Aside from the project area, SGL 46 property abutting Middle Creek is open to public hunting. Hunters should concentrate on the farmed acreage along Girl Scout Road on the east side of the main lake and along Sunnyside Road to the west of the lake.

For information on hunting Middle Creek WMA and for a map of SGL 46, call Middle Creek's headquarters at (717) 733-1512.

Next to Middle Creek, the best place to hunt for snow geese in southeastern Pennsylvania is the Farm-Game Cooperative land that surrounds Middle Creek in northern Lancaster County, southern Lebanon County and western Berks County. The flat, fertile farmland planted with winter wheat, soybeans, alfalfa and corn hold snow geese there during the winter.

Under the Game Commission's Farm-Game Co-op Program, private landowners allow public hunting on their farms in exchange for

a variety of compensations from the Game Commission. Hunters must ask permission from landowners before hunting on Farm-Game lands. Farms enrolled in the program are posted with Game Commission signs to identify them for the public.

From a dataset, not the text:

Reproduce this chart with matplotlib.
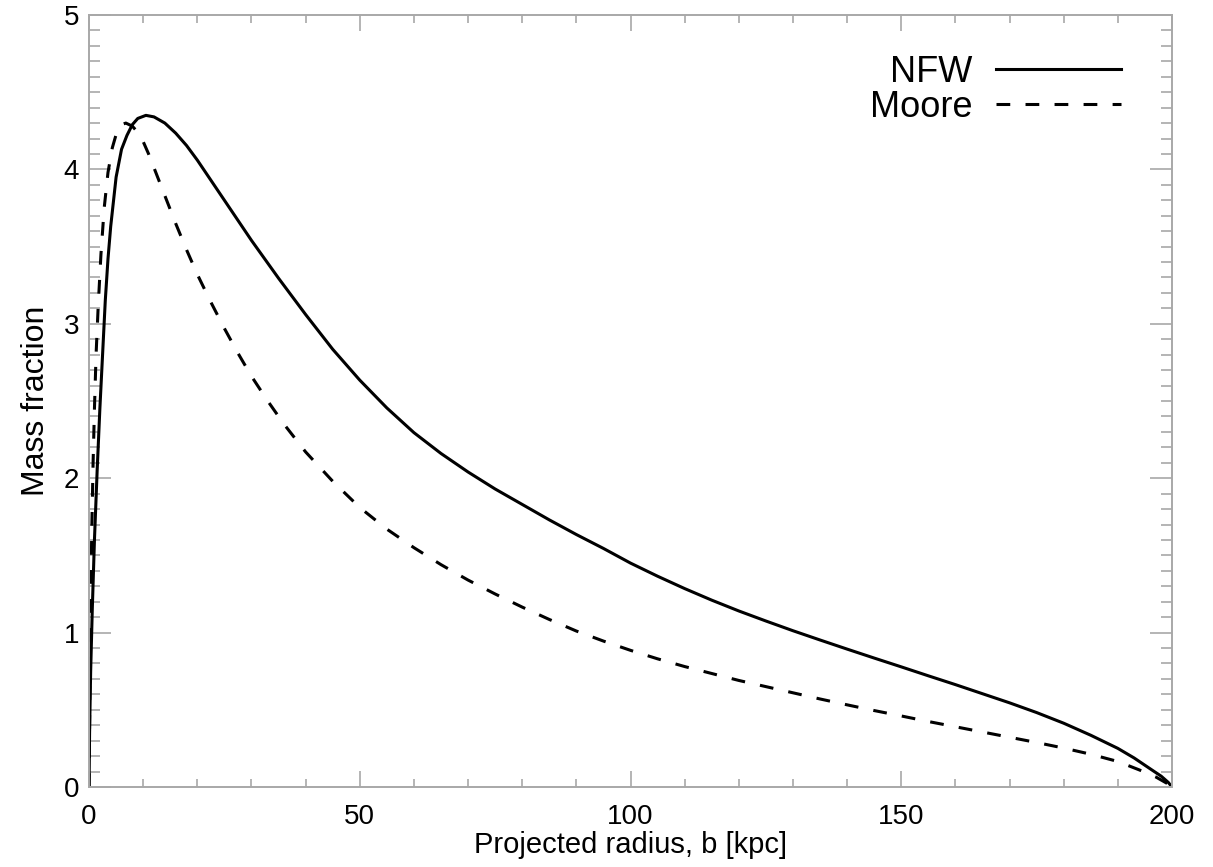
import numpy as np
import matplotlib.pyplot as plt
from matplotlib.ticker import MultipleLocator

plt.rcParams['font.family'] = ['Liberation Sans', 'DejaVu Sans']

# NFW profile
nfw_b = [0, 0.1, 0.3, 0.6, 1.0, 1.5, 2.0, 2.5, 3.0, 3.5, 4.0, 5.0, 6.0, 7.0, 8.0, 9.0,
         10.5, 12, 14, 16, 18, 20, 25, 30, 35, 40, 45, 50, 55, 60, 65, 70, 75, 80,
         85, 90, 95, 100, 105, 110, 115, 120, 125, 130, 135, 140, 145, 150, 155,
         160, 165, 170, 175, 180, 185, 190, 193, 196, 198, 199.3, 200]
nfw_m = [0, 0.35, 0.75, 1.15, 1.6, 2.05, 2.45, 2.8, 3.15, 3.42, 3.63, 3.95, 4.13, 4.22,
         4.29, 4.33, 4.35, 4.34, 4.30, 4.235, 4.155, 4.06, 3.80, 3.54, 3.295, 3.06,
         2.835, 2.635, 2.455, 2.295, 2.16, 2.04, 1.93, 1.83, 1.73, 1.635, 1.545, 1.45,
         1.365, 1.285, 1.21, 1.14, 1.075, 1.012, 0.952, 0.893, 0.835, 0.778, 0.72,
         0.663, 0.604, 0.545, 0.482, 0.413, 0.335, 0.25, 0.188, 0.117, 0.07, 0.03, 0]

# Moore profile
moore_b = [0, 0.05, 0.15, 0.3, 0.5, 0.75, 1.0, 1.3, 1.7, 2.2, 2.8, 3.5, 4.3, 5.2, 6.0,
           6.8, 8, 9, 10, 11, 12, 13, 14, 16, 18, 20, 22.5, 25, 27.5, 30, 33, 36, 40,
           45, 50, 55, 60, 65, 70, 75, 80, 85, 90, 95, 100, 105, 110, 115, 120, 125,
           130, 135, 140, 145, 150, 155, 160, 165, 170, 175, 180, 185, 190, 194, 197,
           199, 200]
moore_m = [0, 0.2, 0.65, 1.15, 1.65, 2.1, 2.45, 2.8, 3.12, 3.45, 3.75, 3.98, 4.14, 4.25,
           4.29, 4.30, 4.28, 4.24, 4.18, 4.10, 4.01, 3.92, 3.83, 3.65, 3.48, 3.32, 3.14,
           2.97, 2.81, 2.66, 2.50, 2.35, 2.17, 1.98, 1.81, 1.67, 1.55, 1.44, 1.34, 1.25,
           1.165, 1.085, 1.01, 0.945, 0.885, 0.83, 0.78, 0.735, 0.69, 0.65, 0.61, 0.57,
           0.532, 0.495, 0.46, 0.424, 0.39, 0.356, 0.322, 0.288, 0.252, 0.212, 0.165,
           0.11, 0.065, 0.025, 0]

fig = plt.figure(figsize=(12.13, 8.67), dpi=100)
ax = fig.add_axes([0.0734, 0.0923, 0.8928, 0.8904])

ax.plot(nfw_b, nfw_m, color='black', lw=2.2, label='NFW')
ax.plot(moore_b, moore_m, color='black', lw=2.2, ls=(0, (4.5, 5)), label='Moore')

ax.set_xlim(0, 200)
ax.set_ylim(0, 5)
ax.xaxis.set_major_locator(MultipleLocator(50))
ax.xaxis.set_minor_locator(MultipleLocator(10))
ax.yaxis.set_major_locator(MultipleLocator(1))
ax.yaxis.set_minor_locator(MultipleLocator(0.1))

grey = '#a8a8a8'
for s in ax.spines.values():
    s.set_color(grey)
    s.set_linewidth(1.4)
ax.tick_params(axis='both', which='both', direction='in', top=True, right=True,
               color=grey, width=1.2, labelsize=20)
ax.tick_params(axis='x', which='major', length=11.5, pad=12)
ax.tick_params(axis='x', which='minor', length=6)
ax.tick_params(axis='y', which='major', length=16, pad=7)
ax.tick_params(axis='y', which='minor', length=8)

ax.set_xlabel('Projected radius, b [kpc]', fontsize=21, labelpad=1)
ax.set_ylabel('Mass fraction', fontsize=23, labelpad=9)

ax.legend(loc='upper right', frameon=False, markerfirst=False, fontsize=26,
          handlelength=3.45, handletextpad=0.65, labelspacing=0.0,
          borderaxespad=0.0, bbox_to_anchor=(0.966, 0.967))

fig.savefig('out.png', dpi=100)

The best way to locate these lands is to drive past participating farms and look for the Game Commission signs. For snow goose hunters, good places to check are along Route 897 between Kleinfeltersville and Iona, and along Route 419 east and west of Buffalo Springs in Lebanon County, and along the same road in the vicinity of Womelsdorf in Berks County.

Another productive cluster of Farm-Game properties is around Octoraro Reservoir in southern Lancaster and Chester counties. Snow geese roost on the Octoraro and then fly out to surrounding farm fields to feed.

Look for Game Commission signs on farms along Route 272 outside Nottingham in Chester County and along Noble Road between Little Britain and Fairmount in Lancaster County.

Roughly 10 miles north and east of Middle Creek lies Blue Marsh Lake in Berks County. This 1,150-acre U.S. Army Corps of Engineers lake is a frequent holding place for snow geese in the fall and winter. Much of the 6,173 acres of land and water are open to hunting. Snow goose hunters should focus on the flat, farmed areas around the lake for their setups. For a map of the Blue Marsh project, call the Corps at (610) 376-6337.

The Pennsylvania Fish and Boat Commission owns Struble Lake on Morgantown Road in western Chester County near Honey Brook. At some point every winter, snow geese are sure to be found on this 140-acre lake. Struble Lake and the 240 acres of land around it are open to hunting.

Try pass-shooting in late afternoon when the snow geese return from feeding to roost for the night.

For information on Struble Lake, call the Pennsylvania Fish and Boat Commission at (717) 705-7800.

If you're looking for a unique hunting challenge this winter, give snow goose hunting a try. Once you've experienced a snow goose "blizzard," I guarantee that you'll never forget it!